Certainly, I have been working on my novel. But leave that milk drinking baby aside and let’s focus on what I’d like to say in this post.
You’d know that being in the 12 grade is one of the most difficult things ever. I’m not talking about ‘Senior Year’ drama, cause believe me I had none. All thanks to the fact that I am too stuck to my laptop screen and cramming books down my throat to even bother about the happenings of the popular. Not to mention, my recent unholy obsession with Benedict Cumberbatch that has lead me to be so unsocial, even pigeons don’t come near me now. But as I was saying, 12th grade AND EXAMS.
It’s a lot of decision making that somehow ‘Will define your life’ as the grown ups put it. Obviously, I do want to make my life a good one. And I think it’s the burden of that destiny that drives me crazy into not knowing which decision is the right one. It would be an honor to have many choices, in the first case. And someone to talk to. Someone, who knows everything about my everything and whose presence won’t choke me. Because as teenagers, our ‘dreams’ are stamped under the feet of society on the basis of what’s ‘Approved’ and instead we are made to think about ‘what – would – probably – be – the – most – sensible – thing – to – do – with – our – lives.’
I think the problem lies in a lot of pit holes that we’ve created. For instance… people say we must do what we love. My mother quotes that we should make our passions our professions and I am all ears for that- if you hadn’t added, “But that will be your only source of livelihood.”
So do the things we have a passion for… also help us earn our daily bread?
It if difficult, sometimes, if not impossible for that to be true. Maybe it’s some kind of challenge, to order to maximize our potentials as unique individuals and to excel in this maze of life. I get it, we have a lot of inspiring people to look up to and maybe in another 5 years time I will be happily doing what I love. But right now, at the age of 17/18 … this is scaring the bejeesus out of me.
I mean, if I make a particular decision… it narrows my path down (As John Green says.) If I go into writing, I most probably cannot become an astronaut, even though I have an interest in that. (Okay that was a really bad example) But what I’m trying to say is, there are a lot of things we’d like to learn, we’d like to acquire knowledge about… and most often, it’s between these things that we have to choose any one. Which I find ridiculous.

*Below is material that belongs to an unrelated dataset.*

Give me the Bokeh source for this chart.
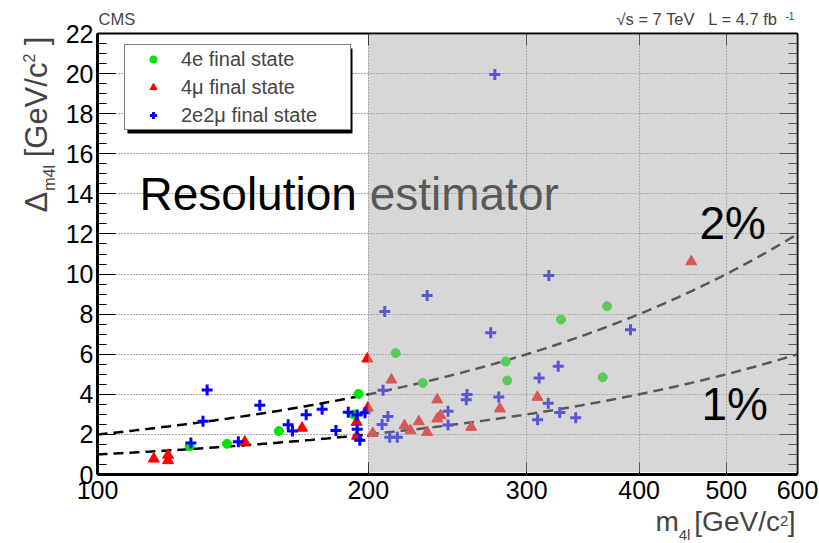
import numpy as np
from bokeh.plotting import figure
from bokeh.models import (FixedTicker, LinearAxis, LogAxis, Label, BoxAnnotation,
                          Legend, LegendItem, Range1d, NumeralTickFormatter)
from bokeh.embed import file_html
from bokeh.resources import INLINE

# ---- event data: four-lepton mass [GeV/c^2] and per-event mass resolution [GeV/c^2]
e4_mass = [126.6, 139.3, 159.1, 192.8, 195.1, 214.5, 229.9, 284.4, 285.4, 327.5, 364.5, 368.5]
e4_res = [1.41, 1.53, 2.17, 2.99, 4.02, 6.06, 4.57, 5.64, 4.69, 7.73, 4.85, 8.39]

mu4_mass = [115.5, 119.8, 119.8, 145.8, 168.8, 194.1, 194.3, 199.8, 199.5, 202.3, 212.2,
            219.4, 222.8, 227.6, 232.5, 238.6, 238.6, 240.6, 260.3, 280.1, 308.3, 457.1]
mu4_res = [0.78, 0.97, 0.70, 1.62, 2.32, 2.61, 1.92, 3.32, 5.77, 2.06, 4.72,
           2.44, 2.19, 2.64, 2.11, 3.73, 2.78, 2.94, 2.36, 3.28, 3.86, 10.62]

e2mu2_mass = [127.0, 131.0, 132.4, 143.4, 151.5, 162.9, 164.7, 170.6, 177.7, 184.1, 190.0,
              194.4, 194.4, 195.7, 198.3, 208.6, 207.7, 210.3, 207.2, 211.3, 215.4, 232.5,
              245.3, 245.3, 257.5, 257.0, 273.6, 276.5, 279.3, 308.5, 309.7, 317.0, 317.5,
              325.2, 326.5, 340.1, 391.3]
e2mu2_res = [1.57, 2.66, 4.22, 1.64, 3.45, 2.48, 2.17, 2.98, 3.25, 2.19, 3.11,
             2.97, 2.26, 1.71, 3.08, 8.13, 4.20, 2.89, 2.49, 1.86, 1.86, 8.93,
             3.15, 2.47, 3.99, 3.73, 7.07, 19.95, 3.86, 2.73, 4.81, 3.56, 9.93,
             5.40, 3.09, 2.83, 7.22]

# relative-resolution reference curves
res_fractions = [0.02, 0.01]
res_labels = ["2%", "1%"]

x_ticks = [100, 200, 300, 400, 500, 600]
y_ticks = list(range(0, 23, 2))
high_mass_start = 200

FONT = "Liberation Sans"
NBSP = "\u00a0"
DESC = 0.2  # descender depth (em) between a label's bottom edge and its baseline

# frame geometry in pixels
FL, FB = 97, 474  # frame left / bottom on the canvas

def sx(cx):
    return cx - FL

def sy(cy):
    return FB - cy

p = figure(width=819, height=543, x_axis_type="log",
           x_range=Range1d(100, 600), y_range=Range1d(0, 22),
           output_backend="svg", toolbar_location=None,
           min_border_left=97, min_border_right=22, min_border_top=33, min_border_bottom=69,
           background_fill_color="white", border_fill_color="white")
p.outline_line_color = None

# ---- grid (dotted)
p.xgrid.ticker = FixedTicker(ticks=x_ticks[1:-1])
p.ygrid.ticker = FixedTicker(ticks=y_ticks[1:-1])
for g in (p.xgrid, p.ygrid):
    g.grid_line_color = "#555555"
    g.grid_line_dash = "1 2"
    g.grid_line_width = 1

# ---- axes
y_minor = [v / 2 for v in range(0, 45) if v % 4 != 0]

def hide_labels(ax):
    ax.major_label_text_font_size = "0px"
    ax.major_label_text_color = None
    ax.major_label_standoff = 0

def style_y(ax, show_labels):
    ax.ticker = FixedTicker(ticks=y_ticks, minor_ticks=y_minor)
    ax.major_tick_in = 18
    ax.major_tick_out = 0
    ax.minor_tick_in = 9
    ax.minor_tick_out = 0
    if show_labels:
        ax.major_label_text_font = FONT
        ax.major_label_text_font_size = "25px"
        ax.major_label_text_color = "black"
        ax.major_label_standoff = 4
    else:
        hide_labels(ax)

def style_x(ax, show_labels):
    ax.ticker = FixedTicker(ticks=x_ticks, minor_ticks=[])
    ax.formatter = NumeralTickFormatter(format="0")
    ax.major_tick_in = 12
    ax.major_tick_out = 0
    ax.minor_tick_in = 0
    ax.minor_tick_out = 0
    if show_labels:
        ax.major_label_text_font = FONT
        ax.major_label_text_font_size = "25px"
        ax.major_label_text_color = "black"
        ax.major_label_standoff = 6
    else:
        hide_labels(ax)

style_y(p.yaxis[0], True)
p.yaxis[0].axis_line_width = 3
style_x(p.xaxis[0], True)
p.xaxis[0].axis_line_width = 3

right_ax = LinearAxis()
style_y(right_ax, False)
right_ax.axis_line_width = 2
p.add_layout(right_ax, "right")

top_ax = LogAxis()
style_x(top_ax, False)
top_ax.axis_line_width = 2
p.add_layout(top_ax, "above")

# ---- reference curves  sigma = f * m
m_grid = np.geomspace(x_ticks[0], x_ticks[-1], 300)
for f in res_fractions:
    p.line(m_grid, f * m_grid, line_color="black", line_width=2.5, line_dash="10 6")

# ---- events
r_e = p.scatter(e4_mass, e4_res, marker="circle", size=9,
                fill_color=(0, 230, 0), line_color=(0, 230, 0))
r_mu = p.scatter(mu4_mass, mu4_res, marker="triangle", size=11,
                 fill_color=(255, 0, 0), line_color=(255, 0, 0))
r_em = p.scatter(e2mu2_mass, e2mu2_res, marker="cross", size=11, line_width=3,
                 line_color=(0, 0, 255))

# ---- text inside the frame (below the shaded band); positions are baselines
BIG = 46
p.add_layout(Label(x=sx(139), y=sy(210 + DESC * BIG), x_units="screen", y_units="screen",
                   text="Resolution estimator", text_font=FONT,
                   text_font_size=f"{BIG}px", text_color="black"))

# ---- legend with drop shadow
p.add_layout(BoxAnnotation(left=sx(127), right=sx(352), top=sy(48), bottom=sy(133),
                           left_units="screen", right_units="screen",
                           top_units="screen", bottom_units="screen",
                           fill_color="black", fill_alpha=1, line_color=None))
legend = Legend(items=[LegendItem(label="4e final state", renderers=[r_e]),
                       LegendItem(label="4\u03bc final state", renderers=[r_mu]),
                       LegendItem(label="2e2\u03bc final state", renderers=[r_em])],
                location=(sx(124), sy(130)), padding=0, margin=0, spacing=0,
                glyph_width=56, glyph_height=18, label_height=28, label_width=169,
                label_standoff=0, label_text_font=FONT, label_text_font_size="20px",
                border_line_color="black", border_line_width=1,
                background_fill_color="white", background_fill_alpha=1)
p.add_layout(legend)

# ---- shaded high-mass band drawn over points, curves and text
p.add_layout(BoxAnnotation(left=high_mass_start, bottom=0.12, top=21.95,
                           fill_color="#b0b0b0", fill_alpha=0.5, line_color=None,
                           level="overlay"))

for lab, (cx, cy) in zip(res_labels, [(699, 239), (701, 420)]):
    p.add_layout(Label(x=sx(cx), y=sy(cy + DESC * BIG), x_units="screen", y_units="screen",
                       text=lab, text_font=FONT, text_font_size=f"{BIG}px",
                       text_color="black", level="overlay"))

# ---- texts outside the frame live in the side panels, in canvas pixels.
# (cx, cy) is the start of the baseline; for upright-reading labels the
# bottom edge sits below the baseline, for rotated ones it sits to the right.
def outer_label(side, cx, cy, text, size, angle=0.0, **kw):
    if angle:
        cx = cx + DESC * size
    else:
        cy = cy + DESC * size
    p.add_layout(Label(x=cx, y=cy, x_units="canvas", y_units="canvas", text=text,
                       text_font=FONT, text_font_size=f"{size}px", angle=angle, **kw),
                 side)

# advance widths of Liberation Sans, per 1000 em
W = {'[': 278, ']': 278, 'G': 778, 'e': 556, 'V': 667, '/': 278, 'c': 500,
     'm': 833, '4': 556, 'l': 222, '2': 556, ' ': 278, NBSP: 278, '\u0394': 668}

def tw(s, size):
    return sum(W[c] for c in s) * size / 1000.0

# header line: experiment tag on the left, energy / luminosity on the right
HEAD = 16.5
header = "CMS" + NBSP * 105 + "\u221as = 7 TeV" + NBSP * 3 + "L = 4.7 fb"
outer_label("above", 98, 24, header, HEAD)
outer_label("right", 785, 17, "-1", 10)

# x title  m_4l [GeV/c^2]
XM, XS = 28, 15
x_main = "m" + NBSP * 2 + "[GeV/c" + NBSP + "]"
x0 = 795.0 - tw(x_main, XM)
outer_label("below", x0, 531, x_main, XM)
outer_label("right", x0 + tw("m", XM), 539, "4l", XS)
outer_label("left", x0 + tw("m" + NBSP * 2 + "[GeV/c", XM), 522, "2", XS)

# y title  Delta_m4l [GeV/c^2], rotated, reading upwards
YM, YS = 31, 16
y_main = "\u0394" + NBSP * 4 + "[GeV/c" + NBSP * 2 + "]"
y0 = 212.0
outer_label("left", 47, y0, y_main, YM, angle=np.pi / 2)
outer_label("left", 54, y0 - tw("\u0394", YM) - 1, "m4l", YS, angle=np.pi / 2)
outer_label("above", 31, y0 - tw("\u0394" + NBSP * 4 + "[GeV/c", YM), "2", YS,
            angle=np.pi / 2)

open("out.html", "w").write(file_html(p, INLINE))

Especially if you live in India, with such an education system that is not always beneficial to the students. And when one thinks of studying abroad, after finally finding the right course, the exchange rate rattles you and you have to comprise between your dreams, and who want to be and what you must do to survive in this world.
I think this entire post, is my tiny plea to God to make all things right.
And the rest is up to me, I suppose.